Mladic wurde nach 16-jähriger Flucht im Mai 2011 im Dorf Lazarevo in der nordserbischen Provinz Vojvodina gefasst. Die Anklage gegen Mladic ist mit jener identisch, aufgrund der schon seit gut zwei Jahren ein Gerichtsverfahren gegen den ehemaligen Präsidenten der Republika Srpska, Radovan Karadzic, läuft. In diesem Prozess wurde kürzlich das Beweisverfahren abgeschlossen.

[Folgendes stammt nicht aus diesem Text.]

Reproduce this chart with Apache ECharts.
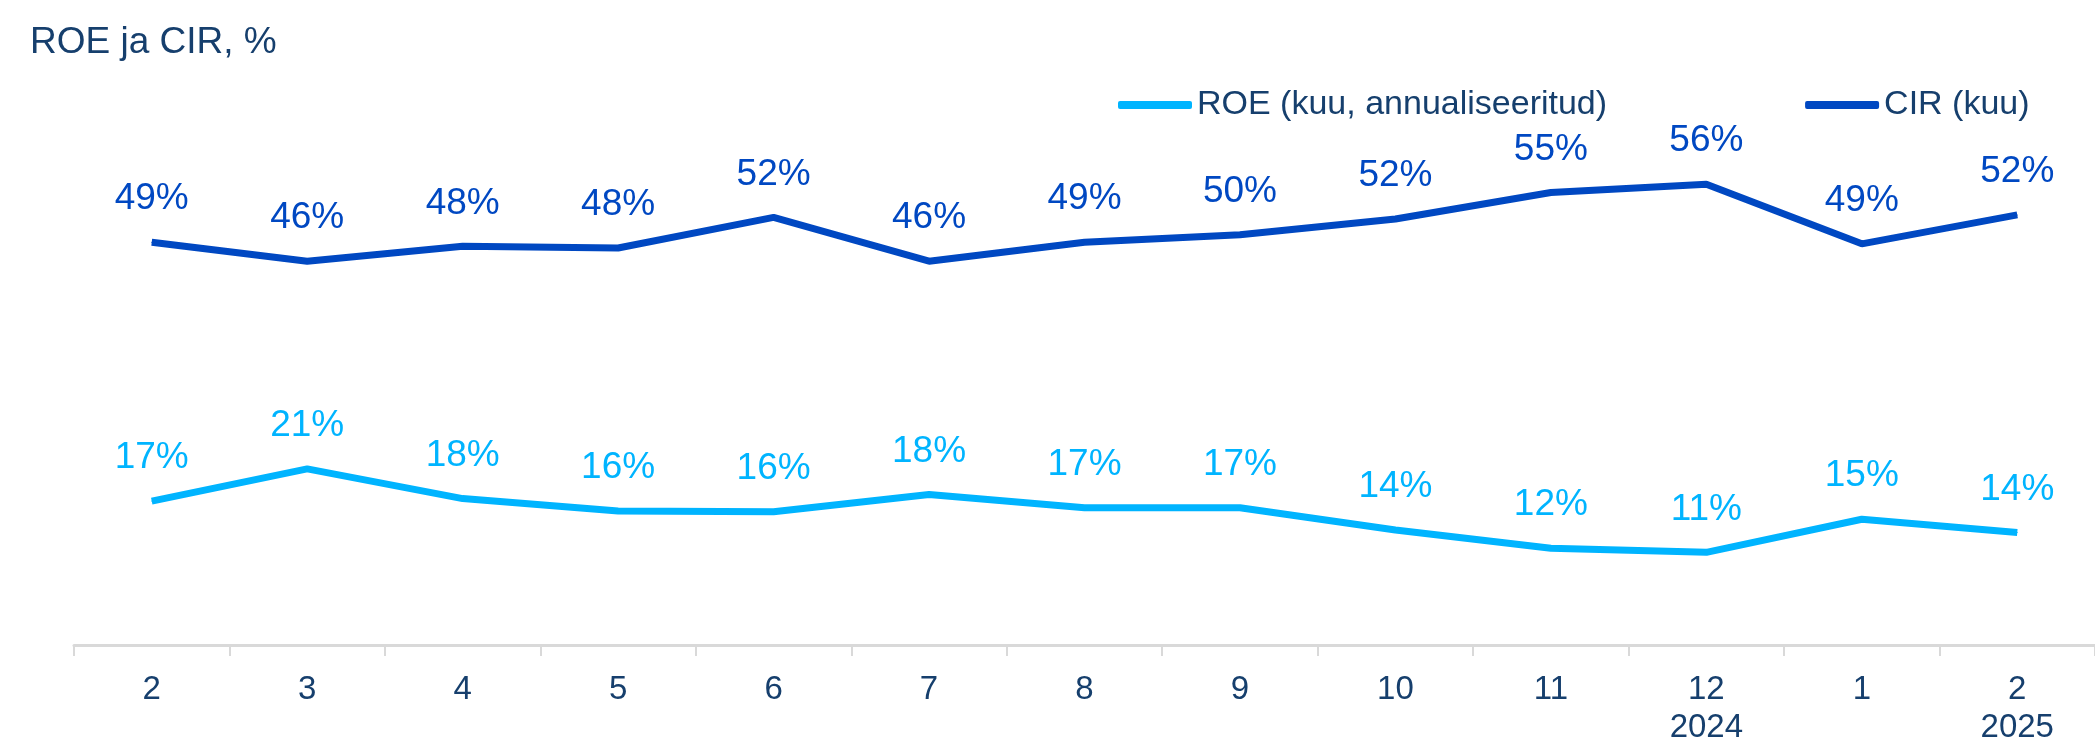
<!DOCTYPE html>
<head>
    <meta charset="utf-8">
    <title>ROE ja CIR</title>
    <style>
    html,body { height:100%; width:100%; margin:0; padding:0; background:#fff; }
    </style>
</head>
<body>
<div id="main" style="height:747px;width:2095px;"></div>
<script src="https://cdn.jsdelivr.net/npm/echarts@6/dist/echarts.min.js"></script>
<script type="text/javascript">
    // kuud (x-telg)
    var months = ['2', '3', '4', '5', '6', '7', '8', '9', '10', '11', '12\n2024', '1', '2\n2025'];
    // ROE (kuu, annualiseeritud), %
    var roeData = [17.4, 21.3, 17.7, 16.2, 16.1, 18.2, 16.6, 16.6, 13.9, 11.7, 11.2, 15.2, 13.6];
    // CIR (kuu), %
    var cirData = [48.7, 46.4, 48.2, 48.0, 51.7, 46.4, 48.7, 49.6, 51.5, 54.7, 55.7, 48.5, 52.0];

    var fontName = '"Liberation Sans", Arial, sans-serif';
    var textColor = '#163f6d';
    var roeColor = '#00b4ff';
    var cirColor = '#0048c2';

    var myChart = echarts.init(document.getElementById('main'));

    function pct(p) {
        return Math.round(p.value) + '%';
    }

    var options = {
        animation: false,
        title: {
            text: 'ROE ja CIR, %',
            left: 25,
            top: 19,
            textStyle: { fontFamily: fontName, fontSize: 37, fontWeight: 'normal', color: textColor }
        },
        legend: {
            left: 1113,
            top: 83,
            itemWidth: 74,
            itemHeight: 8,
            itemGap: 198,
            icon: 'roundRect',
            textStyle: { fontFamily: fontName, fontSize: 34, color: textColor },
            data: ['ROE (kuu, annualiseeritud)', 'CIR (kuu)']
        },
        grid: {
            left: 74,
            top: 66,
            width: 2055,
            bottom: 93
        },
        xAxis: {
            type: 'category',
            data: months,
            boundaryGap: true,
            axisLine: { lineStyle: { color: '#d9d9d9', width: 3 } },
            axisTick: { show: true, length: 11, lineStyle: { color: '#d9d9d9', width: 2 } },
            axisLabel: { fontFamily: fontName, fontSize: 33, color: textColor, margin: 26, lineHeight: 38, interval: 0 }
        },
        yAxis: {
            type: 'value',
            min: 0,
            max: 70,
            show: false,
            splitLine: { show: false }
        },
        series: [
            {
                name: 'ROE (kuu, annualiseeritud)',
                type: 'line',
                data: roeData,
                symbol: 'circle',
                symbolSize: 1,
                itemStyle: { color: roeColor },
                lineStyle: { color: roeColor, width: 7 },
                label: { show: true, position: 'top', distance: 24, formatter: pct,
                         fontFamily: fontName, fontSize: 37, color: roeColor }
            },
            {
                name: 'CIR (kuu)',
                type: 'line',
                data: cirData,
                symbol: 'circle',
                symbolSize: 1,
                itemStyle: { color: cirColor },
                lineStyle: { color: cirColor, width: 7 },
                label: { show: true, position: 'top', distance: 24, formatter: pct,
                         fontFamily: fontName, fontSize: 37, color: cirColor }
            }
        ]
    };
    myChart.setOption(options);
</script>
</body>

Mladic und Karadzic standen laut der Anklage an der Spitze jenes verbrecherischen Vorhabens, das auf eine dauernde und gewaltsame Beseitigung von bosnischen Muslimen und Kroaten vom Gebiet Bosniens unter der Kontrolle der Serben abzielte. Diese Gebiete sollten dem einheitlichen serbischen Staat angeschlossen werden. "Ratko Mladic hat zur Erreichung dieses Ziels zusammen mit anderen an dem Verbrechen an unterschiedlichen Stellen mitgewirkt. (...) Als höchster Offizier der Streitkräfte der Serbischen Republik hatte Mladic die wirksame Kontrolle über die Kräfte, die an den Verbrechen beteiligt waren. Mladic ist angeklagt, Verbrechen geplant, geschürt und befohlen zu haben", heißt es in der Anklageschrift. (Text: APA, Red.)